Friday, August 04, 2006

The Greatest Gimmick of All

When I used to give my presentations on exercise at libraries, coffee shops, retirement centers, art galleries, class rooms -- and yes, even weight rooms, perceptive people would remark to me, “You’ve got the greatest gimmick of all. There is no gimmick.” It was just the simple and straightforward truth -- which I will be resurrecting as my campaign spiel. It’s very easy to get caught up in all the gimmickry, strategy, fund raising, campaign spending, favorite colors, slogans, lobbyists, image makeovers -- that one can quickly stray far from their original intent and purpose -- and become like everybody else, instead of remaining the great hope for sanity that may have initially excited everyone else about one's candidacy.

I still see that excitement in the faces of those who are surprised that I just walk up to them and tell them I am running for the representative’s position in this district. It reminds me of the excitement people would have in the sixth-grade -- in thinking about their class elections. Unfortunately, people lose that excitement over the years and become very cynical -- not only about politicians, but about everyone in general. Life has been a great betrayal -- that promised to bring so much fun and excitement.

The other day, I ran into a rare person who said he wasn’t going to vote for Lingle again, because “she’s just like all the other politicians.” I quickly surmised that this person didn’t want to hear from me either, as just another politician, and so I was ready to move on when he said, “We need more guys like you in office,” as he clutched my flyer rapaciously.

There’s nothing more interesting happening on the “news” than what one can experience and learn just walking around talking to all the neighbors -- in kind of a spontaneous manner. Being a candidate is a very privileged position in this regard -- that it’s kind of a license to talk to anybody, and nobody will be offended, and many honored that you do choose to talk to them. But mostly, it is what each individual makes of it.

I’ve known what it is like to win a few times -- and also that one doesn’t all the time in life, but in the handling of that, is a victory of a higher sort. I’m not talking about rationalizing losing -- but winning with a higher purpose.

A few people tell me they understand that, but don’t think anybody else can. I’ve heard that despair so often -- as kind of a universal refrain, and wonder what is it that makes people think that others can’t understand what only they can. And that is what gives them the right to tell everybody else what to think -- as if only they knew how to think.

There’s something wrong in our education system if that is what we are conditioned to believe -- that goes far beyond most discussions of why government and society is failing. It is the lack of basic trust -- which may be the great challenge of life in the 21st century and beyond.

4 Comments:

At August 04, 2006 8:20 PM, Blogger Mike Hu said...

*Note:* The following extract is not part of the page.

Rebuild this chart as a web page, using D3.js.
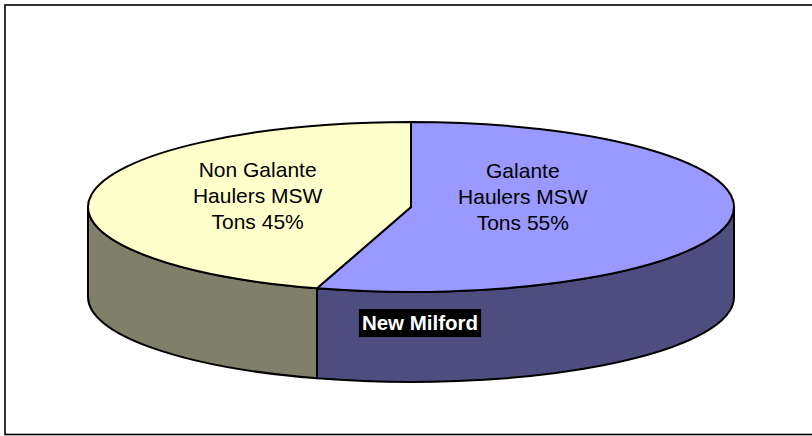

Just as in exercise, many people think that “hard work” is what pays off, rather than the superior understanding of the process that makes the work seem easy. When one is clear about what one is doing, then whatever work needs to be done, is necessary and just right. It is not excessive or hard.

All the backbreaking labor out in the fields is not going to get one to the presidency; one has to take a certain path known only to a few -- or obviously, everybody would be the President. And obviously, we aren’t.

So while it is convenient to point out the one who got there as having worked hard to get there, the millions who have worked just as hard or harder, are ignored. For every candidate who owes his victory to a tactic, the hundreds of others who also used that same tactic and lost, are conveniently ignored -- just like in the pyramid and multilevel marketing schemes. Undoubtedly there is one guy at the top living the dream -- but thousands of others doing what he said to do, but experiencing quite different results.

What “works” or what doesn’t work may not in fact be relevant at all -- but simply be the conventional wisdom of what many people believe unquestioningly. The beauty of life is actually finding out.

 
At August 04, 2006 8:36 PM, Blogger Mike Hu said...

In athletics, we call such discussions, wishful thinking -- until the outcome confirms one’s expectations.

The political arena is filled with this kind of wishful thinking -- that setting the price one wants to pay for gas is going to allow one to buy as much as one wants.

Building a successful commuter rail is going to solve all one’s traffic problems -- when it’s never been done anywhere before successfully, even where urban rail is unquestionably successful.

Paying every teacher more than the governor, is not going to improve public education one bit more.

That's why we need people in the legislature who can tell these differences.

 
At August 04, 2006 8:45 PM, Blogger Mike Hu said...

Sending "Aloha"to Saddam, is not an adequate national security response.